By Alison Davis
January 20, 2010
Shuming Nie, Ph.D., Professor of Biomedical Engineering, Chemistry and Hematology/Oncology, Emory University
Dr. Shuming Nie
The science of nanotechnology involves developing and manipulating materials on the same scale at which our bodies carry out the chemical reactions that keep us alive. Researchers want to use nanomaterials — materials with dimensions smaller than 100 nanometers — for all sorts of applications related to health and disease. Biomedical engineer Dr. Shuming Nie thinks that in the coming years, the biggest advances in battling diseases like cancer will come from the world of the very, very small.
The Problem: Although rates have declined in recent years, cancer is still the second leading cause of death in the United States. Surgery is currently the most effective and widely used treatment for most human cancers, effectively curing nearly half of patients.

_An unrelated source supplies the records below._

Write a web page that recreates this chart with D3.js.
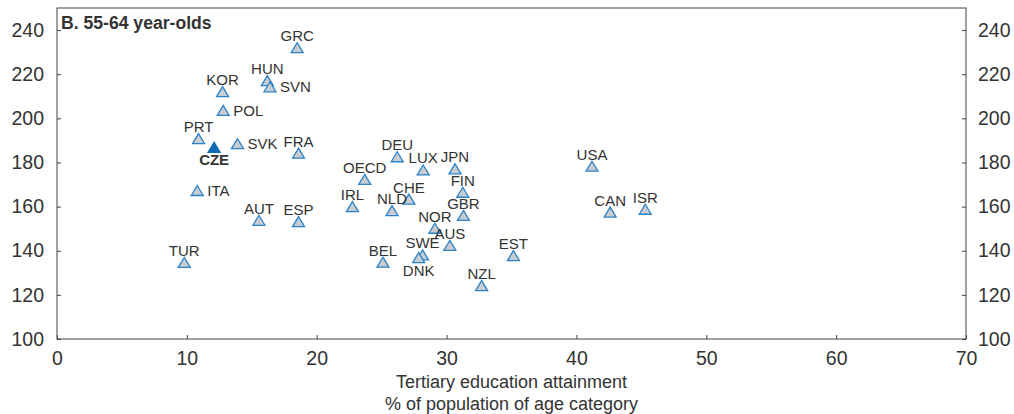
<!DOCTYPE html>
<html>
<head>
<meta charset="utf-8">
<script src="https://cdn.jsdelivr.net/npm/d3@7/dist/d3.min.js"></script>
<style>
  html, body { margin: 0; padding: 0; background: #fff; }
  svg { display: block; font-family: "Liberation Sans", Arial, Helvetica, sans-serif; }
</style>
</head>
<body>
<svg id="chart" width="1014" height="414"></svg>
<script>
// Country codes, tertiary attainment (% of 55-64 year-olds) and the y-axis indicator
const countries = ["GRC","HUN","SVN","KOR","POL","PRT","SVK","FRA","CZE","ITA","AUT","ESP","TUR",
                   "USA","CAN","ISR","DEU","LUX","JPN","OECD","FIN","CHE","IRL","NLD","GBR",
                   "NOR","AUS","SWE","DNK","BEL","EST","NZL"];
const tertiary  = [18.5,16.2,16.4,12.75,12.8,10.9,13.9,18.6,12.1,10.8,15.55,18.6,9.8,
                   41.2,42.6,45.3,26.2,28.2,30.65,23.7,31.25,27.1,22.75,25.8,31.3,
                   29.1,30.25,28.15,27.85,25.1,35.15,32.7];
const indicator = [232.0,217.1,214.3,212.1,203.6,190.8,188.5,184.2,186.9,167.3,153.8,153.2,134.7,
                   178.3,157.5,158.8,182.6,176.6,177.1,172.3,166.5,163.4,160.0,158.2,156.0,
                   150.2,142.4,138.1,136.9,134.8,137.8,124.2];
const highlight = "CZE";

const xTicks = [0,10,20,30,40,50,60,70];
const yTicks = [100,120,140,160,180,200,220,240];

const panelTitle = "B. 55-64 year-olds";
const xTitle = ["Tertiary education attainment", "% of population of age category"];

// Label placement around each marker: above (default), to the right, or below
const rightLabels = new Set(["SVN","POL","SVK","ITA"]);
const belowLabels = new Set(["CZE","DNK"]);

const svg = d3.select("#chart");
const plotL = 57, plotR = 966, plotT = 8, plotB = 339;

const x = d3.scaleLinear().domain([0, 70]).range([plotL, plotR]);
const y = d3.scaleLinear().domain([100, 250]).range([plotB, plotT]);

const textColor = "#333";
const frameColor = "#444";

// Frame
svg.append("rect")
  .attr("x", plotL).attr("y", plotT)
  .attr("width", plotR - plotL).attr("height", plotB - plotT)
  .attr("fill", "none").attr("stroke", frameColor).attr("stroke-width", 1);

// Axes (ticks pointing into the plot)
function styleAxis(g) {
  g.select(".domain").remove();
  g.selectAll(".tick line").attr("stroke", frameColor);
  g.selectAll(".tick text").attr("fill", textColor)
    .style("font-size", "19.5px").style("font-family", "Liberation Sans, Arial, sans-serif");
}

svg.append("g")
  .attr("transform", `translate(0,${plotB})`)
  .call(d3.axisBottom(x).tickValues(xTicks).tickFormat(d3.format("d"))
        .tickSizeInner(-4).tickSizeOuter(0))
  .call(styleAxis)
  .call(g => g.selectAll(".tick text").attr("y", 12).attr("dy", "0.71em"));

svg.append("g")
  .attr("transform", `translate(${plotL},0)`)
  .call(d3.axisLeft(y).tickValues(yTicks).tickSizeInner(-4).tickSizeOuter(0))
  .call(styleAxis)
  .call(g => g.selectAll(".tick text").attr("x", -13));

svg.append("g")
  .attr("transform", `translate(${plotR},0)`)
  .call(d3.axisRight(y).tickValues(yTicks).tickSizeInner(-4).tickSizeOuter(0))
  .call(styleAxis)
  .call(g => g.selectAll(".tick text").attr("x", 12));

// Panel title
svg.append("text")
  .attr("x", plotL + 4).attr("y", 29)
  .attr("fill", textColor)
  .style("font-size", "17.6px").style("font-weight", "bold")
  .text(panelTitle);

// X-axis title
svg.append("text")
  .attr("x", (plotL + plotR) / 2).attr("y", 388)
  .attr("text-anchor", "middle").attr("fill", textColor)
  .style("font-size", "18px")
  .text(xTitle[0]);
svg.append("text")
  .attr("x", (plotL + plotR) / 2).attr("y", 410)
  .attr("text-anchor", "middle").attr("fill", textColor)
  .style("font-size", "18px")
  .text(xTitle[1]);

// Markers
const pts = countries.map((c, i) => ({ code: c, x: tertiary[i], y: indicator[i] }));
const triW = 12, triH = 10;
const tri = `M0,${-triH/2}L${triW/2},${triH/2}L${-triW/2},${triH/2}Z`;

const g = svg.append("g");
const others = pts.filter(d => d.code !== highlight);
const hi = pts.filter(d => d.code === highlight);

g.selectAll("path.pt").data(others).join("path")
  .attr("class", "pt")
  .attr("d", tri)
  .attr("transform", d => `translate(${x(d.x)},${y(d.y)})`)
  .attr("fill", "#c9ccd1")
  .attr("stroke", "#2a83c8")
  .attr("stroke-width", 1.3);

g.selectAll("path.hi").data(hi).join("path")
  .attr("class", "hi")
  .attr("d", tri)
  .attr("transform", d => `translate(${x(d.x)},${y(d.y)})`)
  .attr("fill", "#0d6cb4")
  .attr("stroke", "#0d6cb4")
  .attr("stroke-width", 1.3);

// Labels
g.selectAll("text.lbl").data(pts).join("text")
  .attr("class", "lbl")
  .attr("x", d => rightLabels.has(d.code) ? x(d.x) + 10 : x(d.x))
  .attr("y", d => rightLabels.has(d.code) ? y(d.y) + 5.4
                : belowLabels.has(d.code) ? y(d.y) + 18 : y(d.y) - 6.5)
  .attr("text-anchor", d => rightLabels.has(d.code) ? "start" : "middle")
  .attr("fill", textColor)
  .style("font-size", "15px")
  .style("font-weight", d => d.code === highlight ? "bold" : "normal")
  .text(d => d.code);
</script>
</body>
</html>
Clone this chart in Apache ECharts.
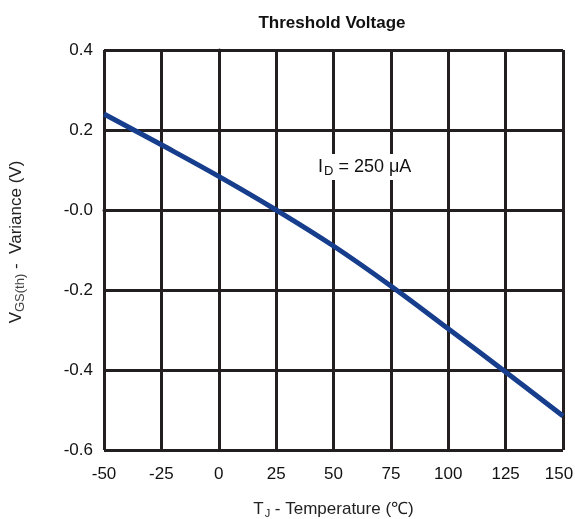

Today, the single most important predictor of patient survival is the complete removal of a patient's tumor.
Cancer surgeons use imaging methods like computerized tomography (CT), magnetic resonance imaging (MRI) and ultrasound to find a tumor inside the body. In addition to surgery, cancer patients often receive radiation and chemotherapy medicines. But all three methods risk damage to normal tissues, and doctors cannot ensure that all the tumor cells have been removed. Currently, the limiting factor in detecting microscopic tumors at the time of surgery is the sensitivity of the human eye, which cannot effectively distinguish tumor cells from healthy tissue at the edges of a tumor.
Finding a Solution: As one of the first researchers to bring nanoscience from the world of manufacturing to that of medicine and health, Dr. Nie has been a trailblazer in nanotechnology. Several years ago, Dr. Nie developed a nano-detection scheme based upon multicolored, fluorescent particles. Called quantum dots, these microscopic semiconductor crystals tag an individual protein or gene with one of a rainbow of colors.
Vials containing nanocrystals reflecting different colors under ultraviolet light. The colored crystals tag tumors to aid in surgical procedures.
Image courtesy of Dr. Shuming Nie, professor of biomedical engineering at Emory University. This image also appeared on the Biomedical Beat website.
Since then, Dr. Nie has expanded his nanotechnology research to create gold-containing nanoparticles that shine even more brightly than quantum dots, are long-lasting and safe in the body, and target tumors precisely. Nanoscale gold particles can be prepared in a variety of shapes, including wires, rods, cubes, prisms and disks. Perhaps the particles' most useful property for medicine is their "sticky" surface, which allows scientists to simply "glue" on attachments, such as antibodies, imaging probes, sensing devices — and in time, possibly even miniature drugs.
Dr. Nie is using Recovery Act funds to develop a method of cancer surgery in which MRI or CT scans light up the precise areas of a tumor coated by a layer of nanoparticles, effectively tracing an outline for a surgeon as he or she removes the tumor. In the future, Dr. Nie's nanomaterials could also be useful in finding bits of cancer that have spread but are too small to see with traditional imaging and for delivery vehicles that take drugs directly to tumors.
How This Funding Helps: The new Recovery Act funding helped Dr. Nie assemble a talented team of doctors and scientists that will speed progress in this exciting field with near-term applicability to medicine.
After Two Years … Dr. Nie predicts that, in addition to guiding surgical procedures, in five to 10 years, nanomaterials will be used in many cancer applications, such as helping to deliver cancer drugs in a way that spares healthy cells. Results from this Recovery Act project should enable researchers to attach to the nanoparticles "targeted therapies" — antibodies and small molecules that can selectively seek and destroy tumor cells.
"Our nanomaterials will have broad applications in cancer imaging, detection and diagnosis," Dr. Nie predicts, adding that this research could change the way some cancers are treated.
Recovery Act Investment: The "Nanotechnology for Multiplexed and Intraoperative Cancer Detection" study received $980,999 in fiscal 2009 ($490,499 from the NIH Office of the Director and $490,500 from the National Cancer Institute).